Strange. Things are not quite what they seem here and I hope, dear reader, you are coming to the same conclusion at this point. But I’m not done yet – I was very curious as to who exactly is this “local community group” that was consulted (BTW, I must point out that even if there was such a group then the fact the building has not been for sale for over 10 years and therefore no options were presented or opinions solicited during that unreasonably long period renders this fundamentally problematic).

The short answer is there is no real community association group in my area. The only semblance of this is, as I’ve been told, is a informal group that meets infrequently called the “Gibson-Landsdowne Association”. I cannot find any information about them, nor has my public call for contact with these people resulted in any leads. Imagine being a resident here who was not working in such a sustained and public manner as I am trying to find this information.

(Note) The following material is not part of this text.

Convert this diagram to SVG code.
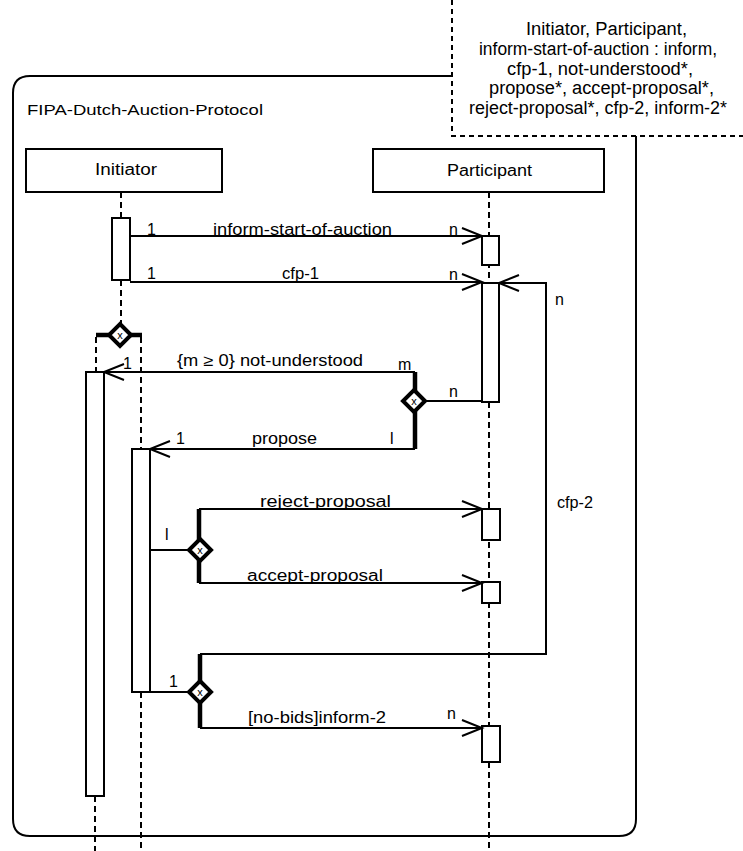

So, in conclusion and in so far as my perspective and personal opinion on this situation goes: The reasons and consensus for demolishing Sanford School are shadows, paper ghosts, good intentioned efforts that have been co-opted by agendas and forces operating outside of meaningful community concerns. As a resident in Barton Village in ward 3 I have no community association to represent my concerns, as I don’t have a Councillor or trustee who live in the ward and I don’t have a BIA led by someone who lives in my ward either. This is why my area is vulnerable to slum lords and bad decisions – those who make the bed here don’t have to sleep in it.

2 comments

  1. Jeremy · December 3, 2012

    There was asbestos in my high school in Ancaster in 1990s and the board managed to find the resources to have it removed. The school still stands and serves the community well. Asbestos can be capped or removed. Not a reason to demolish anything.

  2. Ryan McGreal · December 5, 2012

    Even if a building is being demolished, the asbestos must first be abated so it is not released into the environment. As such, there is no cost savings for demolishing the building.